Accura is developed as a digitalized occlusion measurement device with the capability of real-time measurement and data record.²⁰ Its capability includes not only recording the occlusal point and force, but also the timing of the occlusion. Therefore, it can provide accurate individual occlusion data for the computer simulation such as finite element analysis or occlusal measurement related quantitative study. Further development of this device into a necessary equipment in various dynamic analysis including computer simulation is expected.

The results of the present study showed that the variations in outcome were considerable and could not be considered as negligible. It can be assumed that the result of a single experimental modality may only represent a single situation and cannot be applied as a universal interpretation of biomechanical behavior. The biomechanics of a treatment protocol can be affected by various factors, especially occlusal pattern, and therefore, its clinical performance prediction via finite element study may only deserve for limited validity.
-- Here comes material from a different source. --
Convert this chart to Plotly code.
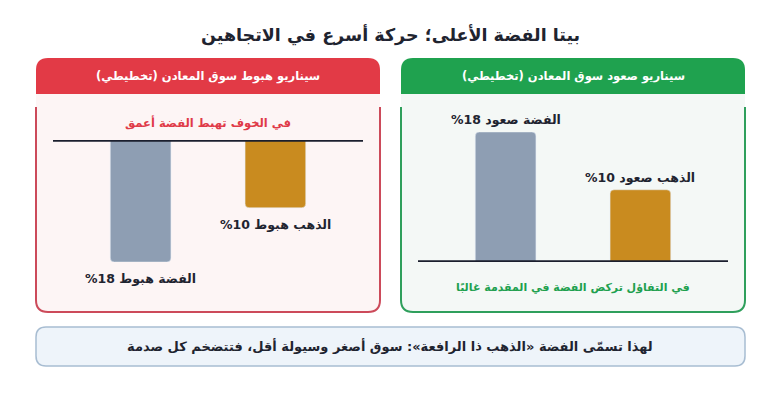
import plotly.graph_objects as go

# The page body has an 8px default margin; size the figure so the page is exactly 780x403.
OFF = 8
W, H = 780 - 2 * OFF, 403 - 2 * OFF
RLM = "\u200f"

# ---- data ----
categories = ["الفضة", "الذهب"]
down_values = [-18, -10]
up_values = [18, 10]
bar_colors = ["#8e9eb3", "#c98b1f"]

title_text = "بيتا الفضة الأعلى؛ حركة أسرع في الاتجاهين"
left_header = "سيناريو هبوط سوق المعادن (تخطيطي)"
right_header = "سيناريو صعود سوق المعادن (تخطيطي)"
left_note = "في الخوف تهبط الفضة أعمق"
right_note = "في التفاؤل تركض الفضة في المقدمة غالبًا"
bottom_text = "لهذا تسمّى الفضة «الذهب ذا الرافعة»: سوق أصغر وسيولة أقل، فتتضخم كل صدمة"
down_word = "هبوط"
up_word = "صعود"

FONT = "DejaVu Sans, Noto Sans, sans-serif"
DARK = "#1f2430"


def rtl(s):
    return RLM + s + RLM


def px(x):
    return (x - OFF) / W


def py(y):
    return 1 - (y - OFF) / H


def rpath(x0, y0, x1, y1, rtl_=0, rtr=0, rbr=0, rbl=0):
    pts = []
    pts.append(f"M {px(x0 + rtl_)},{py(y0)}")
    pts.append(f"L {px(x1 - rtr)},{py(y0)}")
    if rtr:
        pts.append(f"Q {px(x1)},{py(y0)} {px(x1)},{py(y0 + rtr)}")
    pts.append(f"L {px(x1)},{py(y1 - rbr)}")
    if rbr:
        pts.append(f"Q {px(x1)},{py(y1)} {px(x1 - rbr)},{py(y1)}")
    pts.append(f"L {px(x0 + rbl)},{py(y1)}")
    if rbl:
        pts.append(f"Q {px(x0)},{py(y1)} {px(x0)},{py(y1 - rbl)}")
    pts.append(f"L {px(x0)},{py(y0 + rtl_)}")
    if rtl_:
        pts.append(f"Q {px(x0)},{py(y0)} {px(x0 + rtl_)},{py(y0)}")
    pts.append("Z")
    return " ".join(pts)


def open_border(x0, ytop, x1, y1, r):
    return (f"M {px(x0)},{py(ytop)} L {px(x0)},{py(y1 - r)} "
            f"Q {px(x0)},{py(y1)} {px(x0 + r)},{py(y1)} "
            f"L {px(x1 - r)},{py(y1)} Q {px(x1)},{py(y1)} {px(x1)},{py(y1 - r)} "
            f"L {px(x1)},{py(ytop)}")


fig = go.Figure()

xpos = list(range(len(categories)))
fig.add_trace(go.Bar(x=xpos, y=down_values, marker=dict(color=bar_colors, cornerradius=4),
                     width=0.45, xaxis="x", yaxis="y", hoverinfo="skip", showlegend=False))
fig.add_trace(go.Bar(x=xpos, y=up_values, marker=dict(color=bar_colors, cornerradius=4),
                     width=0.45, xaxis="x2", yaxis="y2", hoverinfo="skip", showlegend=False))

shapes = []
panels = [
    dict(x0=36, x1=380, head="#e23a46", body="#fdf5f5", border="#cc4a5a"),
    dict(x0=401, x1=745, head="#1fa24f", body="#f4f8f6", border="#2f9f5c"),
]
for p in panels:
    shapes.append(dict(type="path", xref="paper", yref="paper", layer="below",
                       path=rpath(p["x0"], 94, p["x1"], 312, 0, 0, 12, 12),
                       fillcolor=p["body"], line=dict(width=0)))
    shapes.append(dict(type="path", xref="paper", yref="paper", layer="below",
                       path=open_border(p["x0"], 107, p["x1"], 312, 12),
                       line=dict(color=p["border"], width=2)))
    shapes.append(dict(type="path", xref="paper", yref="paper", layer="below",
                       path=rpath(p["x0"], 58, p["x1"], 94, 12, 12, 0, 0),
                       fillcolor=p["head"], line=dict(width=0)))

shapes.append(dict(type="path", xref="paper", yref="paper", layer="below",
                   path=rpath(36, 327, 745, 366, 10, 10, 10, 10),
                   fillcolor="#eef4fa", line=dict(color="#a8bdd2", width=1.5)))

# zero baselines
shapes.append(dict(type="line", xref="x domain", yref="y", x0=0, x1=1, y0=0, y1=0,
                   layer="above", line=dict(color="#1b1f2e", width=3.5)))
shapes.append(dict(type="line", xref="x2 domain", yref="y2", x0=0, x1=1, y0=0, y1=0,
                   layer="above", line=dict(color="#1b1f2e", width=3.5)))

ann = []


def pa(x, y, text, size, color, bold=True):
    ann.append(dict(xref="paper", yref="paper", x=px(x), y=py(y), text=(f"<b>{text}</b>" if bold else text),
                    showarrow=False, xanchor="center", yanchor="middle",
                    font=dict(family=FONT, size=size, color=color)))


pa(390, 35, rtl(title_text), 17.5, DARK)
pa(208, 76, rtl(left_header), 11.5, "#ffffff")
pa(573, 76, rtl(right_header), 11.5, "#ffffff")
pa(208, 123, rtl(left_note), 11.5, "#e03a48")
pa(573, 287, rtl(right_note), 11, "#20a04e")
pa(390, 346, rtl(bottom_text), 13, DARK)

for i, (c, v) in enumerate(zip(categories, down_values)):
    ann.append(dict(xref="x", yref="y", x=i, y=v, yanchor="top", yshift=-7, showarrow=False,
                    text=f"<b>{rtl(f'{c} {down_word} {abs(v)}%')}</b>",
                    font=dict(family=FONT, size=12.5, color=DARK)))
for i, (c, v) in enumerate(zip(categories, up_values)):
    ann.append(dict(xref="x2", yref="y2", x=i, y=v, yanchor="bottom", yshift=3, showarrow=False,
                    text=f"<b>{rtl(f'{c} {up_word} {abs(v)}%')}</b>",
                    font=dict(family=FONT, size=12.5, color=DARK)))

hidden = dict(visible=False, showgrid=False, zeroline=False, fixedrange=True)
fig.update_layout(
    width=W, height=H, autosize=False,
    margin=dict(l=0, r=0, t=0, b=0),
    paper_bgcolor="#ffffff", plot_bgcolor="rgba(0,0,0,0)",
    xaxis=dict(domain=[px(53), px(363)], range=[-0.65, 1.65], anchor="y", **hidden),
    yaxis=dict(domain=[py(262), py(140)], range=[-18, 0], anchor="x", **hidden),
    xaxis2=dict(domain=[px(418), px(728)], range=[-0.65, 1.65], anchor="y2", **hidden),
    yaxis2=dict(domain=[py(262), py(132)], range=[0, 18], anchor="x2", **hidden),
    shapes=shapes, annotations=ann, showlegend=False,
)

fig.write_html("out.html", config={"displayModeBar": False})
Based on the result of this study, it would be highly desirable in finite element analysis that various loading conditions both in terms of magnitude and distribution to be provided for realistic prediction of the results. Yet, there is little information regarding the sufficient range of various loading conditions to cover the real clinical situations. Further studies would be required to decide the sufficient range of various loading conditions and occlusion in order to raise the predictability of finite element analysis in dentistry.

Different occlusal loading conditions lead to different stress distribution pattern. The Arbitrary occlusion and realistic occlusion that was acquired from Accura showed considerably different result in terms of maximum von Mises stress and maximum displacement level.

In finite element analysis, it is recommended to simulate with occlusal contact point and force that are based on accurate measurement.